Ngati Konohi from Whangara, Gisborne are the first hapu in the country to establish a marine reserve. Their reserve has been running for 10 years and now feeds an adjoining mataitai area out in front of their marae. It’s made a huge difference to fish and crayfish stocks.
A group from Ngati Kuta, Patukeha and Fish Forever visited Ngati Konohi at their marae in September to learn first hand about their experience.
A huge thank you to Hone, the people of Ngati Konohi and Jamie Quirk from Doc for hosting us and giving us such an inspiring day.
I love what you’ve done and think your mission statement sums it up perfectly: “To honour and sustain the bounty of Tangaroa for present & future generations” – here’s to that!
The road to restoring Tangaroa wasn’t easy for Ngati Konohi. It took over 10 years for the reserve to be established. The hapu had concerns about marine reserves which they took to the then Minister of Conservation Denis Marshall. They wanted a mechanism that recognised and provided for Kaitaikitanga and a partnership between tangata whenua and the Crown in the management of marine reserves. They also requested a regular 25 year “generational review” of the reserve.
The minister gave them these assurances:
- That hapu representatives would make up the majority of the management committee.
- The hapu could request a formal review of the marine reserve from the Crown at any time, not just every 25 years.
The minister noted that before any recommendation could be made to the Governor General to revoke a Marine Reserve it would be necessary to give the public the opportunity to make submissions on the proposal.

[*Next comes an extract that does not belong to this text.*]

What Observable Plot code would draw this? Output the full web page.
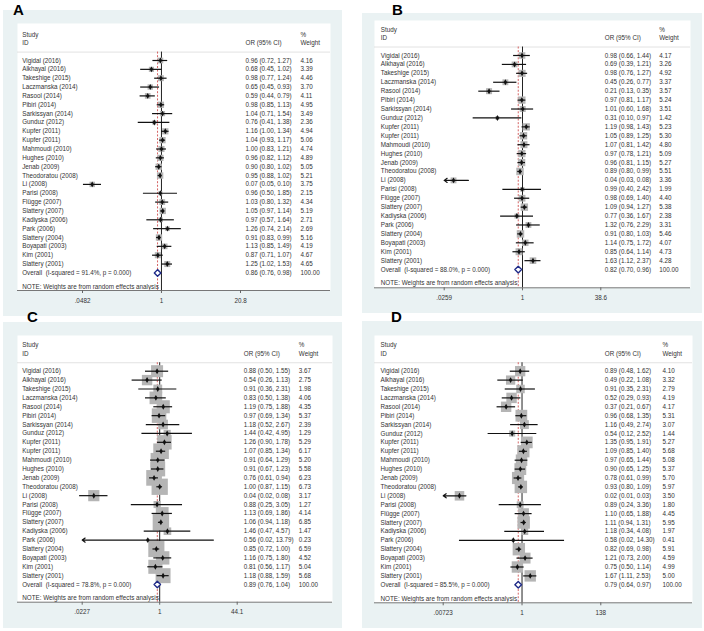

Ngati Konohi’s marine reserve management committee is made up of 4 hapu members, 1 Dept of Conservation member and 2 community members representing community interests ie: commerical fishers, recreational users.
Hone described the marine reserve as his hapu’s insurance policy. After 10 years fish and crayfish numbers have increased dramatically. Scientific research has been carried out within the reserve with over 25,000 crayfish tagged. What they have found is these crayfish don’t stay exclusively in the reserve, they spill out across it’s borders. In 2011 Ngati Konohi established a mataitai out in front of its marae. It runs for 5km along the shore and 800m out to sea. It borders the marine reserve. As no commercial fishing is allowed in the mataitai area the spill over from the reserve benefits recreational fishermen directly. The marine reserve is indeed an insurance policy continuing to produce year after year.
When the idea of a marine reserve was first discussed there were many who were opposed within the hapu. Hone says, 10 years on, most people can now see the value. Initially, commercial fishermen took two high court actions attempting to stop the reserve from being established. Where do they set their pots now 10 years on? Along the edge of the marine reserve.
Blandy put a question to Hone, asking, “some of our people view giving up an area for a marine reserve as confiscation and loss of mana – how do you view that?” Hone’s response was Ngati Konohi haven’t given up anything – the minister has agreed they can request an official review of the reserve at any time. Hone added loss of mana would be having no fish.
If you’d like to read more about the Ngati Konohi story here’s a link to a brilliant report: http://www.doc.govt.nz/Documents/science-and-technical/NgatiKonohi04.pdf
Here’s a summary of Ngati Konohi’s goals:
- The prime responsibility for management of the rohe is back in the hands of Ngati Konohi
- People are informed of Ngati Konohi’s mautauranga maori and tikanga
- The mana of Ngati Konohi is reflected in its manaakitanga “te huhua o te kaimoana”
- Marine lifein the rohe moana is enhanced and sustainably managed for the benefit of past and future generations of all New Zealanders
- Ngati Konohi rangitahi are engaged in work opportunities in the rohe moana
Thank you Hone and Ngati Konohi. Your leadership has produced a model that could be replicated throughout the country to protect the children of Tangaroa.